I noticed that you have three characters in this novel whose size (fatness) is used to demonstrate their unlikability. Tell me how you arrived at the decision to use body size as shorthand for unsympathetic characterization. Do you think that fat people are naturally unlikable? Or that fatness is a consequence of greed and veniality?

A:  No, I certainly don’t think that fat people are naturally unlikable, or that fatness is a consequence of greed and veniality. Snow White Red-Handed is populated by people in a variety of shapes and sizes, and there is no index of likability based on body composition. There are larger-sized people who are pleasant (Frau Holder, for one), as well as unpleasant characters, such as Franz, who are small in size.

That said, two characters who are described as not-thin were designed as such to work for the story. Mrs. Pearl Coop is not especially large, but she is described as thick-waisted, and there is a scene in which she is anxious to have her corset cinched as tight as possible to reduce her waist, while looking in the mirror. Here is the “magic mirror” of the fairy tale, the talking thing that provokes the woman to gaze at herself with dissatisfaction and self-loathing. Mrs. Coop is not a likable character, but she is also a victim—via corsets, crinolines, face paint, hair dye, and self-loathing—of what Gilbert and Gubar term patriarchal “mirror madness” in which a woman “kills herself into an art-object.”

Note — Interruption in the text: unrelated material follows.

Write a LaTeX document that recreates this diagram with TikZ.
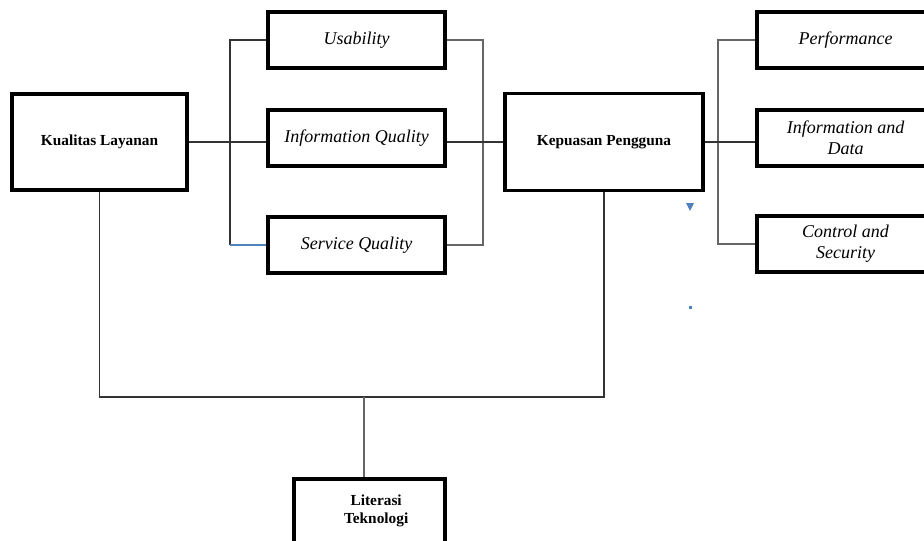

The link between Professor Winkler and greed—well, that was completely by accident.  Winkler was originally written as the clichéd thin, ascetic scholar (I think I had Edward Casaubon from Middlemarch in mind). But I revised Winkler to be heavy first to take out that cliché, and then as he developed I wrote him as someone who also eats with undisguised relish. I wanted him to be—borrowing Elaine Scarry’s term—emphatically embodied. Winkler’s emphatic embodiment operates in contradistinction to the anti-worldly metaphysic of fairy tales. In other words, his embodiment is meant to underscore his belief in cold, hard science rather than magic, in fact rather than fiction.

Is this the first published work that features Ophelia Flax? Tell me more about how she came to be.

A: Yes, Snow White Red-Handed is the first published work featuring Ophelia Flax. The character had an evolution, though. Before I wrote this book I wrote a draft of another mystery with an Ophelia prototype, set in England, and the story revolved around amanita muscaria (that is, fairy tale mushrooms). I’d set it in England because everyone in publishing says that European settings are a hard-sell in genre fiction. But while writing that draft, I realized that what I was really trying to do was treat fairy tales. So I started over, and put Ophelia in a quintessential fairy tale setting: the Black Forest.

This book explores issues of wealth and social class and the assumptions people make based on them. For instance, Ophelia has to elide over her history in the theater in order to secure work as a lady’s maid. And there is palpable tension between the college professors come to study evidence of Snow White’s cottage and the “backward peasants” who live in the Black Forest. Tell me more about this theme and how it figures in your storytelling.

A: The snobbery of the professors (or, in Penrose’s case, his ostensible snobbery) was influenced by more of my academic work. I wrote a paper about traces of superstition in 1850’s and 60’s American domestic advice manuals, and in the process I learned that the academics of that time period correlated traditional knowledge with both femaleness and intellectual debasement. Folklore and folk knowledge—such as medicines and midwifery—carried the taint of, basically, superstition throughout the nineteenth century.  So, fairy tales—orally transmitted sub-literature, often transmitted by female story-tellers—encapsulate this weird class/gender tension. Of course, this is complicated in my novel since Ophelia is reluctant to believe that fairy tales have a historical reality, whereas the academic, Professor Penrose, secretly belives in magic.

What’s next for our heroines?

A: Their second adventure, Cinderella Six Feet Under, picks up only weeks after Snow White Red-Handed ends. Ophelia and Prue travel to Paris to find Prue’s mother and, naturally, murder and fairy tale intrigue ensue.